[Collection entries]
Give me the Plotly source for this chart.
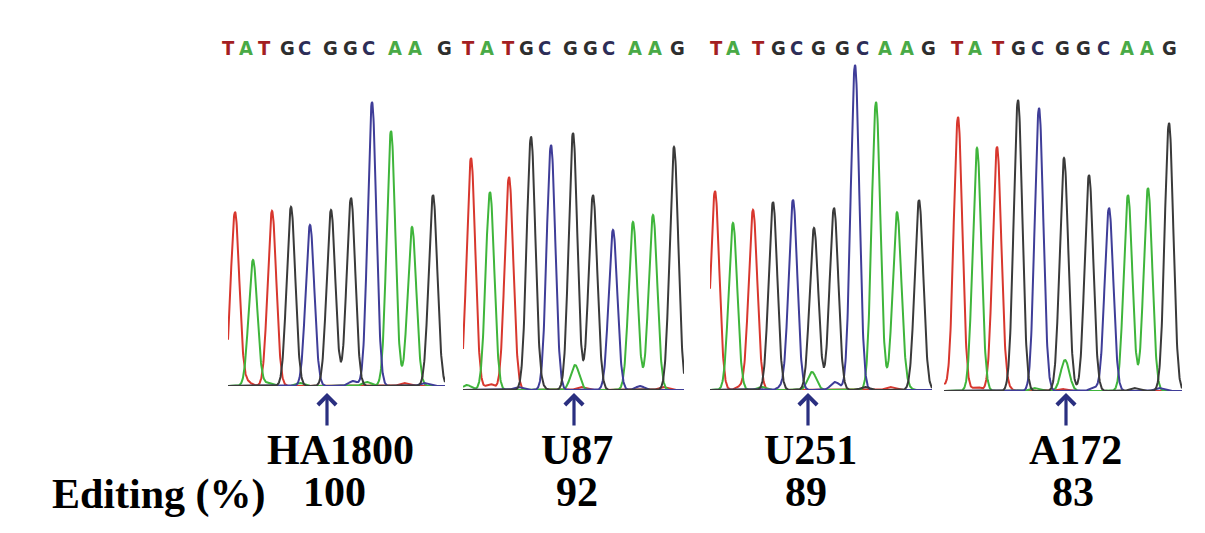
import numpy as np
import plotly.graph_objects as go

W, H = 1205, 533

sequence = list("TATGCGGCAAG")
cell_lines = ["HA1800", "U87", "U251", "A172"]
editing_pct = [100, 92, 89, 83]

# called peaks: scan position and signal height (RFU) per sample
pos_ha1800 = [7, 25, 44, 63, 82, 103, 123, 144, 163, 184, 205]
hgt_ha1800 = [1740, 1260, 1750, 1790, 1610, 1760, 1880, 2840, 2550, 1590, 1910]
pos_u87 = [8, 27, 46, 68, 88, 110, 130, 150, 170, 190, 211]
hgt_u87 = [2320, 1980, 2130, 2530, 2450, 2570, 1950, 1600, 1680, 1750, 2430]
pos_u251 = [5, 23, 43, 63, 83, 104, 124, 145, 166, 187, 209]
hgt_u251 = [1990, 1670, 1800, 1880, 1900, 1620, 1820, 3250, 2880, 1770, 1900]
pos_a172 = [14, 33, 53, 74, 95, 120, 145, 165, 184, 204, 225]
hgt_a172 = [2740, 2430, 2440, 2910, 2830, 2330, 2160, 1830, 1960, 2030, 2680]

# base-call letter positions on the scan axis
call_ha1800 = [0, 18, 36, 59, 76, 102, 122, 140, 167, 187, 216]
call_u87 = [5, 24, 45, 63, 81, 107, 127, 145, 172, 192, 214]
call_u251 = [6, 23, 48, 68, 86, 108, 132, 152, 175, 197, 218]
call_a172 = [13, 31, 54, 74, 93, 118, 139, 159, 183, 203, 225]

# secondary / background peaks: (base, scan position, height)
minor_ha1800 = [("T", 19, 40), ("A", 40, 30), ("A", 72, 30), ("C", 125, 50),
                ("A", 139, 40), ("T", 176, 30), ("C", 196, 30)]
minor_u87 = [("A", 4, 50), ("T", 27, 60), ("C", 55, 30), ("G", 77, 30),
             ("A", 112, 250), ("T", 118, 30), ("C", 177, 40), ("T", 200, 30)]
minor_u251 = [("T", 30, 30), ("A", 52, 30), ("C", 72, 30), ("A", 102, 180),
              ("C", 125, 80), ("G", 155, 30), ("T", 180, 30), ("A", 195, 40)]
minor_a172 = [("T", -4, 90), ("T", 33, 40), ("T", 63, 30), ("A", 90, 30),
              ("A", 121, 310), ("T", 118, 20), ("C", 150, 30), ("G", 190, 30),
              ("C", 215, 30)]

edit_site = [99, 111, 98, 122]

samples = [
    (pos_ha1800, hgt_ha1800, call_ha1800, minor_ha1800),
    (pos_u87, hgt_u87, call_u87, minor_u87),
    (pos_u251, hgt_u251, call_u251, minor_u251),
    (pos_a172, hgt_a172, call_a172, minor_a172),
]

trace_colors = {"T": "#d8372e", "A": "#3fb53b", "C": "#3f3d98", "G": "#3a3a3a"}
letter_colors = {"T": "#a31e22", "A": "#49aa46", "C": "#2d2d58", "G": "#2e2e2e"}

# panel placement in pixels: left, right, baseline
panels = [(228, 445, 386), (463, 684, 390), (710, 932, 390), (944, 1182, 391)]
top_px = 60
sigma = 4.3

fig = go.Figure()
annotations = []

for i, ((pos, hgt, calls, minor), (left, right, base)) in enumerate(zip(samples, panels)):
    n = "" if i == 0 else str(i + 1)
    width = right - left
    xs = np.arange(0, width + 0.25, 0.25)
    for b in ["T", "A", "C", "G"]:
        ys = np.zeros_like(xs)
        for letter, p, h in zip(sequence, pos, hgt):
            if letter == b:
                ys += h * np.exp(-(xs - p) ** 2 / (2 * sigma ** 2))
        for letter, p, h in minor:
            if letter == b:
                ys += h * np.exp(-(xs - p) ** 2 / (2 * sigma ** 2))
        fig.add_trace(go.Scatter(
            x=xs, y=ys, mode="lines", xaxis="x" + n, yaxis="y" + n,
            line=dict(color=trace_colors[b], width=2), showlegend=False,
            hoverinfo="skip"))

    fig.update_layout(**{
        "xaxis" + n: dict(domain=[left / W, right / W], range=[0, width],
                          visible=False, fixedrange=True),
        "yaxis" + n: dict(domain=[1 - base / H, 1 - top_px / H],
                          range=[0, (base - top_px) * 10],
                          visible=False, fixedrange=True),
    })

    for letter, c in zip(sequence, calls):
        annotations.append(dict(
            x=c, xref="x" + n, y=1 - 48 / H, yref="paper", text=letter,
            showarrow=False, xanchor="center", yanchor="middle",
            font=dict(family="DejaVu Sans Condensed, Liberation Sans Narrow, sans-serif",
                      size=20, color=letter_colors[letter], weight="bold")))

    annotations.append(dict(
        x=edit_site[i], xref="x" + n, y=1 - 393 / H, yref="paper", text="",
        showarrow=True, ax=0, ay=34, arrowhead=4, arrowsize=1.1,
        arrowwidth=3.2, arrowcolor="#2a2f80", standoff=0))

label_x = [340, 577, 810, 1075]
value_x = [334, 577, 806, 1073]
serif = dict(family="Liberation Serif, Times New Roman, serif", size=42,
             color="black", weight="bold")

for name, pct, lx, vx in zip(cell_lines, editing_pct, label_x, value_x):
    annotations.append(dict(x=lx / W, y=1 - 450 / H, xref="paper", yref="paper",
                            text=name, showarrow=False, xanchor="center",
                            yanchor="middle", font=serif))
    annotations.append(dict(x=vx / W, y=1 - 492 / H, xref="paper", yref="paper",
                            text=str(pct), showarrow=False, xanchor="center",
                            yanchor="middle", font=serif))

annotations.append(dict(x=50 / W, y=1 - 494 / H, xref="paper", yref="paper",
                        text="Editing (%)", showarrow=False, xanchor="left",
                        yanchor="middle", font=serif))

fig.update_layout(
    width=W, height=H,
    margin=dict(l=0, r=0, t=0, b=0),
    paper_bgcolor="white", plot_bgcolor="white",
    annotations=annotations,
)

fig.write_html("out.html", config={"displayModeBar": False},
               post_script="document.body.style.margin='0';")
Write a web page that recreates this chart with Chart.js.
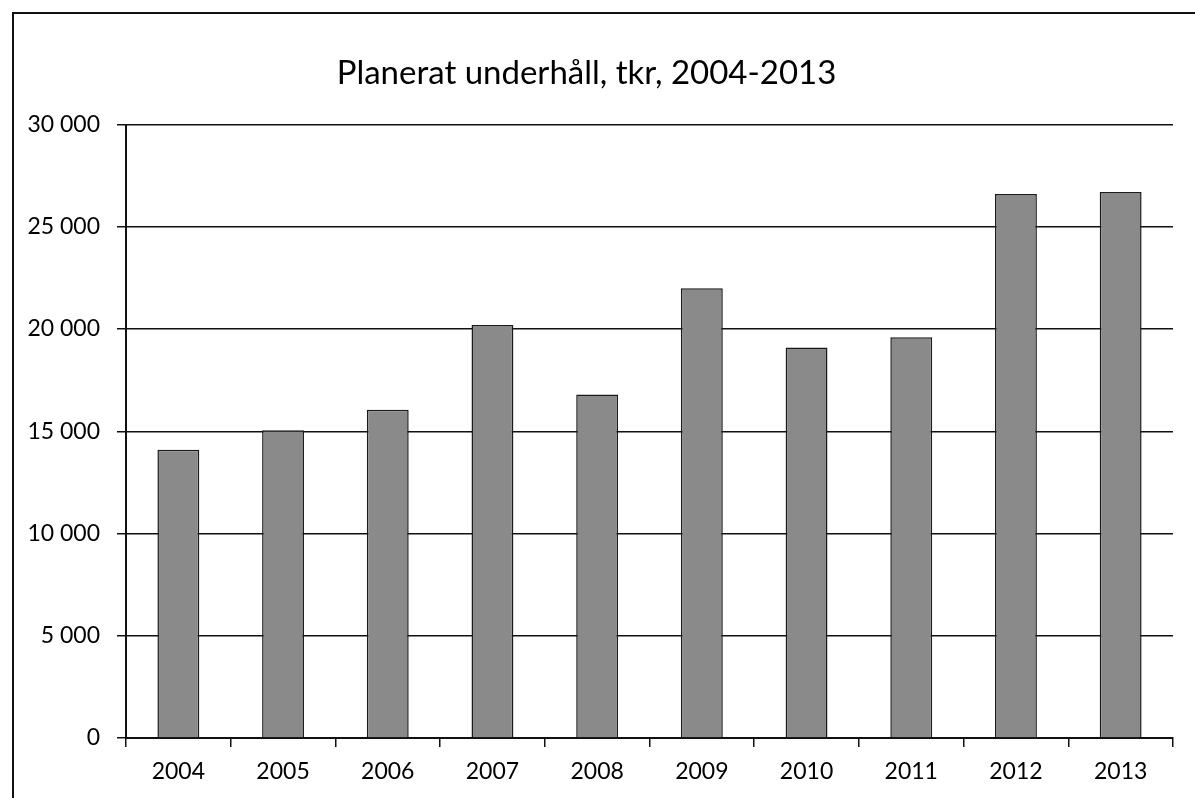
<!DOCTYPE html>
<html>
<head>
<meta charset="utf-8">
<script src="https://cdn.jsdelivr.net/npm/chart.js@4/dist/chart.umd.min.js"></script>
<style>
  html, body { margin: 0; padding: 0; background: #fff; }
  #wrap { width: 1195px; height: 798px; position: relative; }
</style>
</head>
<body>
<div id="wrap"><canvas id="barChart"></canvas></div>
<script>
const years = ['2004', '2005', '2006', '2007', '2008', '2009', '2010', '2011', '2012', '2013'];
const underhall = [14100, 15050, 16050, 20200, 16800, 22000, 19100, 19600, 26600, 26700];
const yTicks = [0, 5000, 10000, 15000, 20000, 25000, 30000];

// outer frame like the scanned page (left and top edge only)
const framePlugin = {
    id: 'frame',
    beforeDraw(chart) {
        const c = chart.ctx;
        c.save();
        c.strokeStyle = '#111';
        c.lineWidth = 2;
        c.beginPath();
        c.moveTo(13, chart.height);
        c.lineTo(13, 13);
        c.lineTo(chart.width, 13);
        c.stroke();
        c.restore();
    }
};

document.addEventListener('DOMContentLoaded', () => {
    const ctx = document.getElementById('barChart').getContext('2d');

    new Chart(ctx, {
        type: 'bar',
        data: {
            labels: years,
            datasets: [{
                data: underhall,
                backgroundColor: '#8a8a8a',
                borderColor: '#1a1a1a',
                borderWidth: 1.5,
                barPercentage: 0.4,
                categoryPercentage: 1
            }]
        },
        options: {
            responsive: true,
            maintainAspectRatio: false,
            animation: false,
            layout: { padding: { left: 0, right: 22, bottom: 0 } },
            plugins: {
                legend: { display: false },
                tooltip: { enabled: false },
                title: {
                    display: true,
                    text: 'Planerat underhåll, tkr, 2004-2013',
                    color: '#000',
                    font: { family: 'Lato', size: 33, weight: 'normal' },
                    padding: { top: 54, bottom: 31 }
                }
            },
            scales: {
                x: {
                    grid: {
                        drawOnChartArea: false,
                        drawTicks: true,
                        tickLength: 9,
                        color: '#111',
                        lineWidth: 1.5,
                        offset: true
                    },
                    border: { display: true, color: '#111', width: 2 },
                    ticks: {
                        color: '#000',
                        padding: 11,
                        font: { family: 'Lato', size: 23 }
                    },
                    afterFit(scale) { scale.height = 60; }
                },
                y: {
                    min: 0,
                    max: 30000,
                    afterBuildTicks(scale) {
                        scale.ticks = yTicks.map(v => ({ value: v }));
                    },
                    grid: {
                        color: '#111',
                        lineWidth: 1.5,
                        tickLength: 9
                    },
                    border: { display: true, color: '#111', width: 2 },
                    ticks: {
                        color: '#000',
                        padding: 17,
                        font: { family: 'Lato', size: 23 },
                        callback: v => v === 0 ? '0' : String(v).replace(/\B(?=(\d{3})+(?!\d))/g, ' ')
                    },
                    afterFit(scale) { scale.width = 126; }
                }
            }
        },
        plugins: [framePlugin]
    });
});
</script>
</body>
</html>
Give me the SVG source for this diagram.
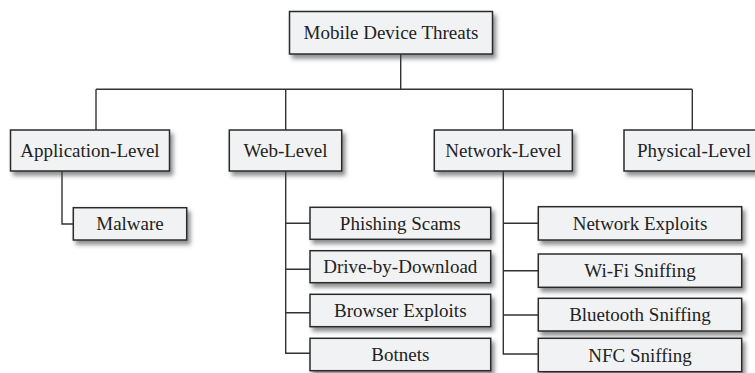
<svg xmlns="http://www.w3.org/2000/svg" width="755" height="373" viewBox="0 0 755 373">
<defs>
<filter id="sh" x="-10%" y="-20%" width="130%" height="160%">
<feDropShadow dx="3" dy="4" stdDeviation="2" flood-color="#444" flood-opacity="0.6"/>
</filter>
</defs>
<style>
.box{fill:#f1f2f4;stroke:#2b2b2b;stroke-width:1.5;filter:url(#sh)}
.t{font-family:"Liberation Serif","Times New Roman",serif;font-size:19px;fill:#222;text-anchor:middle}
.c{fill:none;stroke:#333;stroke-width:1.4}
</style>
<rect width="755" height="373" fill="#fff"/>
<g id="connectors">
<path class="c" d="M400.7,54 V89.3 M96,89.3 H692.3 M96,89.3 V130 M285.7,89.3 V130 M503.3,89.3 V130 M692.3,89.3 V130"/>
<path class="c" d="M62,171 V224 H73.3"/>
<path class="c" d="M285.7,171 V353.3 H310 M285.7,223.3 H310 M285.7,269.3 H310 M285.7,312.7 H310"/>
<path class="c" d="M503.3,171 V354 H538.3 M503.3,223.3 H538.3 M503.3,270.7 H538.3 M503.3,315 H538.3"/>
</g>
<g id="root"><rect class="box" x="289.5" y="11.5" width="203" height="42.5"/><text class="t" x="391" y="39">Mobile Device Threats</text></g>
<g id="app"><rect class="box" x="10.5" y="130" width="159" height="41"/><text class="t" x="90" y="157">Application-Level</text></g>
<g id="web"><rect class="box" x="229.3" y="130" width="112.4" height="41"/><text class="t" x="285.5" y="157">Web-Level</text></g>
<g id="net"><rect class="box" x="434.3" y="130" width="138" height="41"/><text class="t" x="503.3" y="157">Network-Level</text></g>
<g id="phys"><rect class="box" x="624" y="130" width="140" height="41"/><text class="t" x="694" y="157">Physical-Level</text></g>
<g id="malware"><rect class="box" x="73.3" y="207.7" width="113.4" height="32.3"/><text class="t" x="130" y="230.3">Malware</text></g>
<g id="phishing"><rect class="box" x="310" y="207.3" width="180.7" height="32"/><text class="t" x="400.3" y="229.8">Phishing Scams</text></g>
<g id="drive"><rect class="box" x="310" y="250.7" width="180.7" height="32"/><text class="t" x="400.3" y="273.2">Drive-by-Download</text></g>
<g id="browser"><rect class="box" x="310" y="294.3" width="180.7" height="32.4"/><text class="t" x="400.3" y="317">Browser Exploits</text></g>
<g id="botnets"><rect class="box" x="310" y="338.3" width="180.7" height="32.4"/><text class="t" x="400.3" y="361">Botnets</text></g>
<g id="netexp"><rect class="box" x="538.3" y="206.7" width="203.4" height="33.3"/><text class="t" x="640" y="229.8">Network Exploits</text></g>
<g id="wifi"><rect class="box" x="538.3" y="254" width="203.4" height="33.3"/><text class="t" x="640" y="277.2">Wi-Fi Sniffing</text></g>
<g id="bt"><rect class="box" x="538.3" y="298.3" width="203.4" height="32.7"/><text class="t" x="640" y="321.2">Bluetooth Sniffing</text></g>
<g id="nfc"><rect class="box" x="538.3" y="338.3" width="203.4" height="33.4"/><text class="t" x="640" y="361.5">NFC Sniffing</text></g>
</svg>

◆ What is asked ◆
Start at the top of the entries and repeat each line exactly, ending at the line that contains "183, 203, 225]". Pictures are not part of the copy.

◆ Solution for this problem ◆
Give me the Plotly source for this chart.
import numpy as np
import plotly.graph_objects as go

W, H = 1205, 533

sequence = list("TATGCGGCAAG")
cell_lines = ["HA1800", "U87", "U251", "A172"]
editing_pct = [100, 92, 89, 83]

# called peaks: scan position and signal height (RFU) per sample
pos_ha1800 = [7, 25, 44, 63, 82, 103, 123, 144, 163, 184, 205]
hgt_ha1800 = [1740, 1260, 1750, 1790, 1610, 1760, 1880, 2840, 2550, 1590, 1910]
pos_u87 = [8, 27, 46, 68, 88, 110, 130, 150, 170, 190, 211]
hgt_u87 = [2320, 1980, 2130, 2530, 2450, 2570, 1950, 1600, 1680, 1750, 2430]
pos_u251 = [5, 23, 43, 63, 83, 104, 124, 145, 166, 187, 209]
hgt_u251 = [1990, 1670, 1800, 1880, 1900, 1620, 1820, 3250, 2880, 1770, 1900]
pos_a172 = [14, 33, 53, 74, 95, 120, 145, 165, 184, 204, 225]
hgt_a172 = [2740, 2430, 2440, 2910, 2830, 2330, 2160, 1830, 1960, 2030, 2680]

# base-call letter positions on the scan axis
call_ha1800 = [0, 18, 36, 59, 76, 102, 122, 140, 167, 187, 216]
call_u87 = [5, 24, 45, 63, 81, 107, 127, 145, 172, 192, 214]
call_u251 = [6, 23, 48, 68, 86, 108, 132, 152, 175, 197, 218]
call_a172 = [13, 31, 54, 74, 93, 118, 139, 159, 183, 203, 225]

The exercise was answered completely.